*WHAT TO DO*: All the data must come back unchanged, except that pictures are left out.

*DATASET CONTENT*:
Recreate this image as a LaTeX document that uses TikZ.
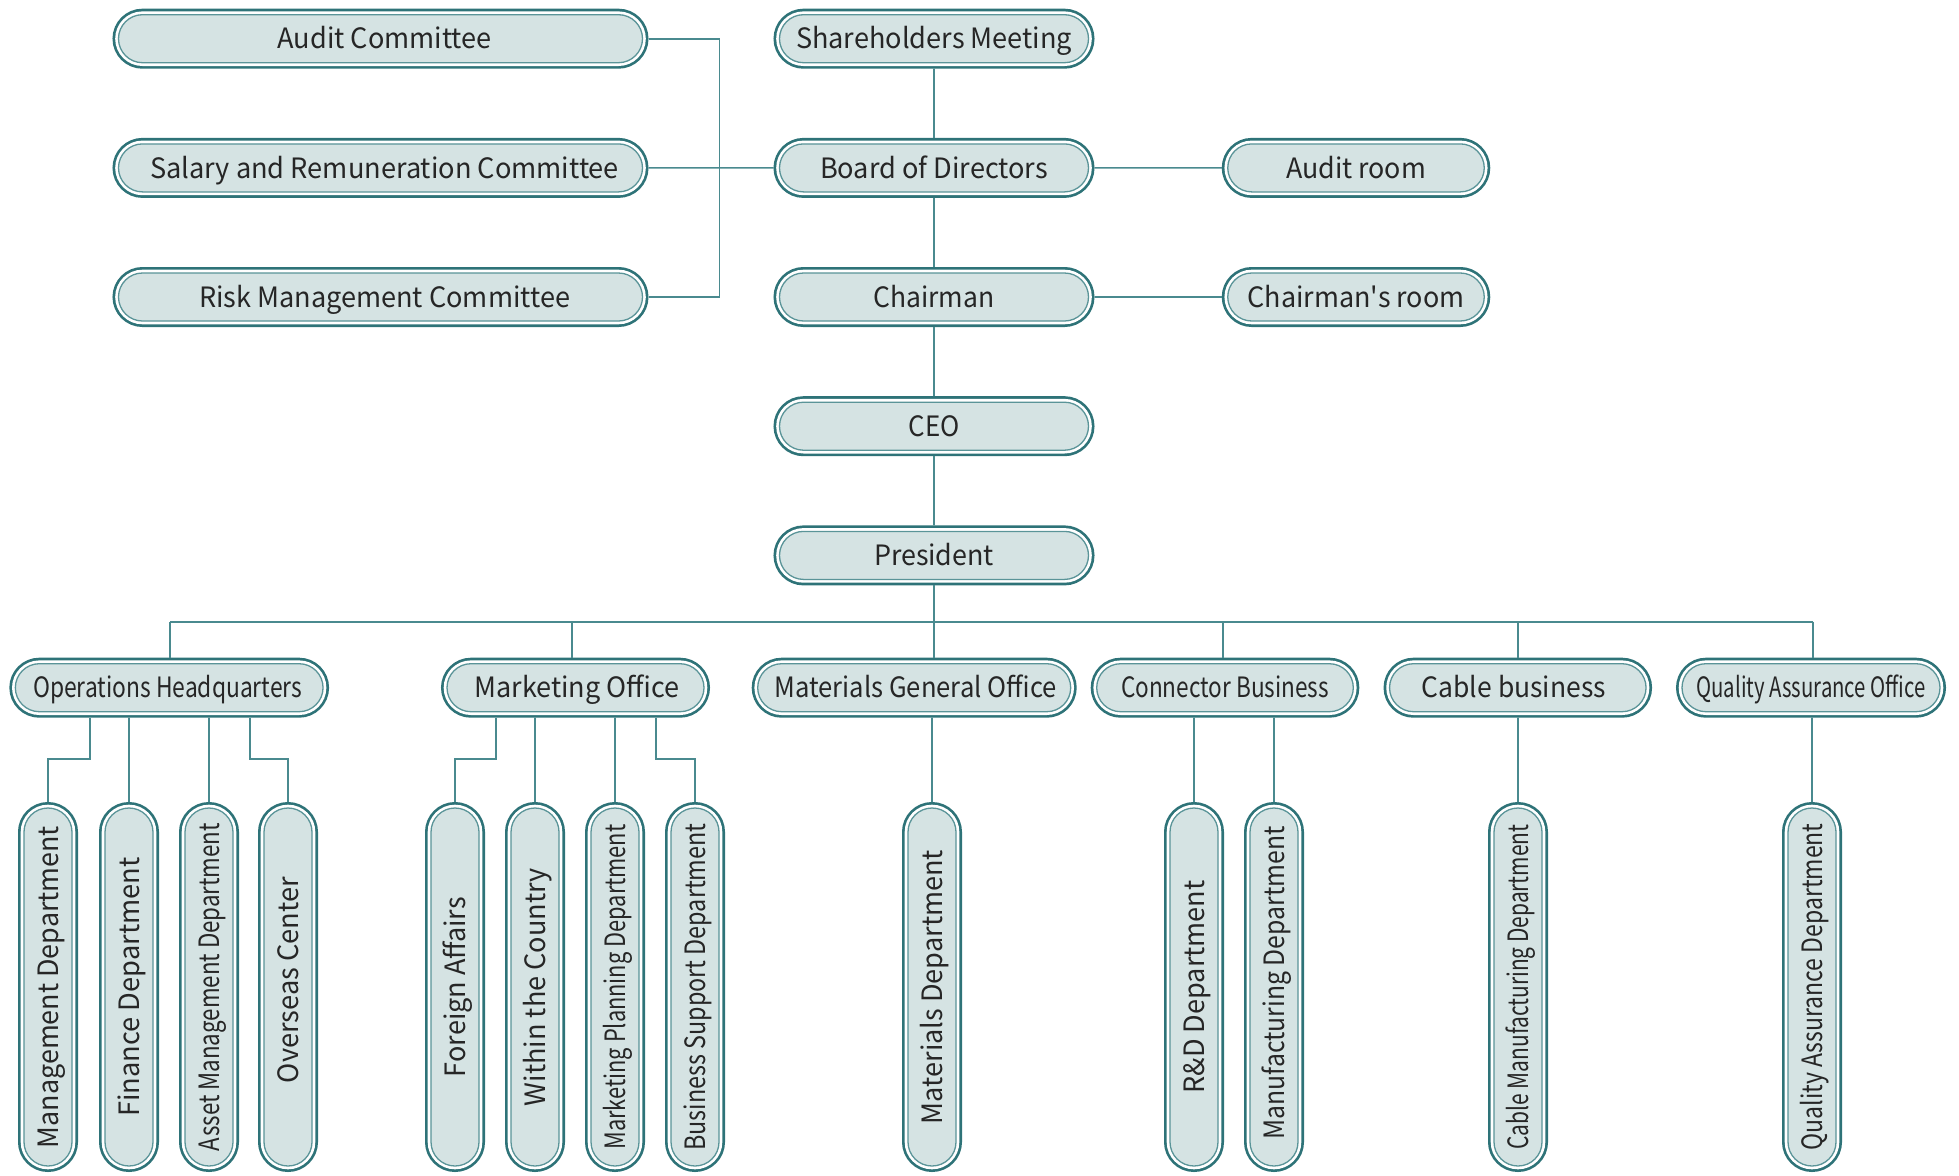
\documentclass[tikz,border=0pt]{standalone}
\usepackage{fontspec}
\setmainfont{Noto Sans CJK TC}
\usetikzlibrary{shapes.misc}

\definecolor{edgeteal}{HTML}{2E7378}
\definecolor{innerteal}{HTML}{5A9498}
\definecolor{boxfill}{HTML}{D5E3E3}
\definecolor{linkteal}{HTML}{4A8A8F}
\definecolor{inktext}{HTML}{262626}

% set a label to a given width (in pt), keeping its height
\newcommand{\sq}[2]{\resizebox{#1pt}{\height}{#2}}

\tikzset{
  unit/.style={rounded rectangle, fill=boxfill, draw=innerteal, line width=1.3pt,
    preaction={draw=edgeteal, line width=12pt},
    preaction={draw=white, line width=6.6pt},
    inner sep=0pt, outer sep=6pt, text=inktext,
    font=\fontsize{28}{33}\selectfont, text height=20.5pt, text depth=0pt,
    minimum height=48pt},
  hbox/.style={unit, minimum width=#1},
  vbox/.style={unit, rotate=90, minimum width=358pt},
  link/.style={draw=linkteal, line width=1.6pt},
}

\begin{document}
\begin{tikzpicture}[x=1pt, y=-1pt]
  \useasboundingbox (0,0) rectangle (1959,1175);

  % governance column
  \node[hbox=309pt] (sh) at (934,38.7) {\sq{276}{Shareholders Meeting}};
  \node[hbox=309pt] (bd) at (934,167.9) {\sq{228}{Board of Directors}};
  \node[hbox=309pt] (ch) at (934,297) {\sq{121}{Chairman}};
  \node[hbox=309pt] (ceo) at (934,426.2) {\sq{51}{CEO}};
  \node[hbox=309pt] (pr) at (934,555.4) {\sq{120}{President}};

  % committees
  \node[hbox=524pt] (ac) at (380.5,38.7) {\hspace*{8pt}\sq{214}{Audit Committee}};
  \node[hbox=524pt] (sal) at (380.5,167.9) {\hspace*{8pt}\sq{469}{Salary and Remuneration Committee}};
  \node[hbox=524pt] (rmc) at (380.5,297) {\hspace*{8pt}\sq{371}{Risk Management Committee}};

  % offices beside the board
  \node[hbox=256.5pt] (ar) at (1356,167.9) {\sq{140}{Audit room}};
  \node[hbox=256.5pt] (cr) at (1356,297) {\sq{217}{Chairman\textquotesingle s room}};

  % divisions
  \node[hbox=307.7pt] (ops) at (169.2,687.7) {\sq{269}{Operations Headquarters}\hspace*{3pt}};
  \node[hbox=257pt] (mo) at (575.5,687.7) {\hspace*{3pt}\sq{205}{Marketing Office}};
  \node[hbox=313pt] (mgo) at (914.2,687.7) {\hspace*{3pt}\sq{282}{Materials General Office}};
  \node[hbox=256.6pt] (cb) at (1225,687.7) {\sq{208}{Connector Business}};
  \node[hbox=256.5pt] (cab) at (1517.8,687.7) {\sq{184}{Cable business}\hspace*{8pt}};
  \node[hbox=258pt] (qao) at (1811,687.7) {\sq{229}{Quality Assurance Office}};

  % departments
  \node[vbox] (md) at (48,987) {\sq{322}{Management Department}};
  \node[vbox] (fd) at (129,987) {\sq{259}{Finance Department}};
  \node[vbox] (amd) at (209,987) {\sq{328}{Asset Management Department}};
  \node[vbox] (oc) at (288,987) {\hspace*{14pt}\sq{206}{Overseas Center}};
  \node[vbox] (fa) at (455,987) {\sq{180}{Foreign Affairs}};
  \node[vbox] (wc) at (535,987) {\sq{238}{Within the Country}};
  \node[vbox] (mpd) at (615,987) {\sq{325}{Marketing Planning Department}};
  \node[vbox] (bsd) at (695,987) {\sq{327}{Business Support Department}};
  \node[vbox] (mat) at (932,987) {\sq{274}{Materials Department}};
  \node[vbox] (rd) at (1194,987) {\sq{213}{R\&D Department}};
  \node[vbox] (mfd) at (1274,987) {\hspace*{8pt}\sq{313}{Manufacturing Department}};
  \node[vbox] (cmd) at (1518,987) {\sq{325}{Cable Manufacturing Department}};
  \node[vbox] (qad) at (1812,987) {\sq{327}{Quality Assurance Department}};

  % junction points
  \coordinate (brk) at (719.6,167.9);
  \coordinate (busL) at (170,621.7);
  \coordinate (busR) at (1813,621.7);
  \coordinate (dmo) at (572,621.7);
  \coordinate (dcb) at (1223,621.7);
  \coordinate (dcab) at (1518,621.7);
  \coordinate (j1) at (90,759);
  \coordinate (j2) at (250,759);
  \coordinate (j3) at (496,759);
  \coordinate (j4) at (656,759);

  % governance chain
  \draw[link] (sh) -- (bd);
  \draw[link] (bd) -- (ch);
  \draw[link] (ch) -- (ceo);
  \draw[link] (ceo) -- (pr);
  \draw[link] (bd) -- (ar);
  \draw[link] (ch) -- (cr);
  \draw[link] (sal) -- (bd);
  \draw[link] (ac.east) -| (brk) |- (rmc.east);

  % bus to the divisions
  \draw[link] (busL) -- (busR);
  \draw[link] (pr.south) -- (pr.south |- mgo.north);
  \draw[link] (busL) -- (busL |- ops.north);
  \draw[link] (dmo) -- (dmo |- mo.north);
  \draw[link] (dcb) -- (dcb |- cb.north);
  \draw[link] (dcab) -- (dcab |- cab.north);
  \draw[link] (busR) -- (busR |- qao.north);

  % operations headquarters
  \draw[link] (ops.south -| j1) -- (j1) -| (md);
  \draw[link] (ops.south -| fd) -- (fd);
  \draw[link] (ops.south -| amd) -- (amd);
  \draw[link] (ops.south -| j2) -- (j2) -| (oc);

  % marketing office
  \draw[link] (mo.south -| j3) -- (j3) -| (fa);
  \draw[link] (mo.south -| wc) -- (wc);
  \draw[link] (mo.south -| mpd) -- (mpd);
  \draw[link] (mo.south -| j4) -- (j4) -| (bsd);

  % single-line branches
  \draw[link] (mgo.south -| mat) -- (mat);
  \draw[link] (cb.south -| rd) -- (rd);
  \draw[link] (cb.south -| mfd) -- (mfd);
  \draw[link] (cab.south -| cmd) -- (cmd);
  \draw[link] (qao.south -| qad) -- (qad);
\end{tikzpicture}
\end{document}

*SOLUTION*:
Recreate this image as a LaTeX document that uses TikZ.
\documentclass[tikz,border=0pt]{standalone}
\usepackage{fontspec}
\setmainfont{Noto Sans CJK TC}
\usetikzlibrary{shapes.misc}

\definecolor{edgeteal}{HTML}{2E7378}
\definecolor{innerteal}{HTML}{5A9498}
\definecolor{boxfill}{HTML}{D5E3E3}
\definecolor{linkteal}{HTML}{4A8A8F}
\definecolor{inktext}{HTML}{262626}

% set a label to a given width (in pt), keeping its height
\newcommand{\sq}[2]{\resizebox{#1pt}{\height}{#2}}

\tikzset{
  unit/.style={rounded rectangle, fill=boxfill, draw=innerteal, line width=1.3pt,
    preaction={draw=edgeteal, line width=12pt},
    preaction={draw=white, line width=6.6pt},
    inner sep=0pt, outer sep=6pt, text=inktext,
    font=\fontsize{28}{33}\selectfont, text height=20.5pt, text depth=0pt,
    minimum height=48pt},
  hbox/.style={unit, minimum width=#1},
  vbox/.style={unit, rotate=90, minimum width=358pt},
  link/.style={draw=linkteal, line width=1.6pt},
}

\begin{document}
\begin{tikzpicture}[x=1pt, y=-1pt]
  \useasboundingbox (0,0) rectangle (1959,1175);

  % governance column
  \node[hbox=309pt] (sh) at (934,38.7) {\sq{276}{Shareholders Meeting}};
  \node[hbox=309pt] (bd) at (934,167.9) {\sq{228}{Board of Directors}};
  \node[hbox=309pt] (ch) at (934,297) {\sq{121}{Chairman}};
  \node[hbox=309pt] (ceo) at (934,426.2) {\sq{51}{CEO}};
  \node[hbox=309pt] (pr) at (934,555.4) {\sq{120}{President}};

  % committees
  \node[hbox=524pt] (ac) at (380.5,38.7) {\hspace*{8pt}\sq{214}{Audit Committee}};
  \node[hbox=524pt] (sal) at (380.5,167.9) {\hspace*{8pt}\sq{469}{Salary and Remuneration Committee}};
  \node[hbox=524pt] (rmc) at (380.5,297) {\hspace*{8pt}\sq{371}{Risk Management Committee}};

  % offices beside the board
  \node[hbox=256.5pt] (ar) at (1356,167.9) {\sq{140}{Audit room}};
  \node[hbox=256.5pt] (cr) at (1356,297) {\sq{217}{Chairman\textquotesingle s room}};

  % divisions
  \node[hbox=307.7pt] (ops) at (169.2,687.7) {\sq{269}{Operations Headquarters}\hspace*{3pt}};
  \node[hbox=257pt] (mo) at (575.5,687.7) {\hspace*{3pt}\sq{205}{Marketing Office}};
  \node[hbox=313pt] (mgo) at (914.2,687.7) {\hspace*{3pt}\sq{282}{Materials General Office}};
  \node[hbox=256.6pt] (cb) at (1225,687.7) {\sq{208}{Connector Business}};
  \node[hbox=256.5pt] (cab) at (1517.8,687.7) {\sq{184}{Cable business}\hspace*{8pt}};
  \node[hbox=258pt] (qao) at (1811,687.7) {\sq{229}{Quality Assurance Office}};

  % departments
  \node[vbox] (md) at (48,987) {\sq{322}{Management Department}};
  \node[vbox] (fd) at (129,987) {\sq{259}{Finance Department}};
  \node[vbox] (amd) at (209,987) {\sq{328}{Asset Management Department}};
  \node[vbox] (oc) at (288,987) {\hspace*{14pt}\sq{206}{Overseas Center}};
  \node[vbox] (fa) at (455,987) {\sq{180}{Foreign Affairs}};
  \node[vbox] (wc) at (535,987) {\sq{238}{Within the Country}};
  \node[vbox] (mpd) at (615,987) {\sq{325}{Marketing Planning Department}};
  \node[vbox] (bsd) at (695,987) {\sq{327}{Business Support Department}};
  \node[vbox] (mat) at (932,987) {\sq{274}{Materials Department}};
  \node[vbox] (rd) at (1194,987) {\sq{213}{R\&D Department}};
  \node[vbox] (mfd) at (1274,987) {\hspace*{8pt}\sq{313}{Manufacturing Department}};
  \node[vbox] (cmd) at (1518,987) {\sq{325}{Cable Manufacturing Department}};
  \node[vbox] (qad) at (1812,987) {\sq{327}{Quality Assurance Department}};

  % junction points
  \coordinate (brk) at (719.6,167.9);
  \coordinate (busL) at (170,621.7);
  \coordinate (busR) at (1813,621.7);
  \coordinate (dmo) at (572,621.7);
  \coordinate (dcb) at (1223,621.7);
  \coordinate (dcab) at (1518,621.7);
  \coordinate (j1) at (90,759);
  \coordinate (j2) at (250,759);
  \coordinate (j3) at (496,759);
  \coordinate (j4) at (656,759);

  % governance chain
  \draw[link] (sh) -- (bd);
  \draw[link] (bd) -- (ch);
  \draw[link] (ch) -- (ceo);
  \draw[link] (ceo) -- (pr);
  \draw[link] (bd) -- (ar);
  \draw[link] (ch) -- (cr);
  \draw[link] (sal) -- (bd);
  \draw[link] (ac.east) -| (brk) |- (rmc.east);

  % bus to the divisions
  \draw[link] (busL) -- (busR);
  \draw[link] (pr.south) -- (pr.south |- mgo.north);
  \draw[link] (busL) -- (busL |- ops.north);
  \draw[link] (dmo) -- (dmo |- mo.north);
  \draw[link] (dcb) -- (dcb |- cb.north);
  \draw[link] (dcab) -- (dcab |- cab.north);
  \draw[link] (busR) -- (busR |- qao.north);

  % operations headquarters
  \draw[link] (ops.south -| j1) -- (j1) -| (md);
  \draw[link] (ops.south -| fd) -- (fd);
  \draw[link] (ops.south -| amd) -- (amd);
  \draw[link] (ops.south -| j2) -- (j2) -| (oc);

  % marketing office
  \draw[link] (mo.south -| j3) -- (j3) -| (fa);
  \draw[link] (mo.south -| wc) -- (wc);
  \draw[link] (mo.south -| mpd) -- (mpd);
  \draw[link] (mo.south -| j4) -- (j4) -| (bsd);

  % single-line branches
  \draw[link] (mgo.south -| mat) -- (mat);
  \draw[link] (cb.south -| rd) -- (rd);
  \draw[link] (cb.south -| mfd) -- (mfd);
  \draw[link] (cab.south -| cmd) -- (cmd);
  \draw[link] (qao.south -| qad) -- (qad);
\end{tikzpicture}
\end{document}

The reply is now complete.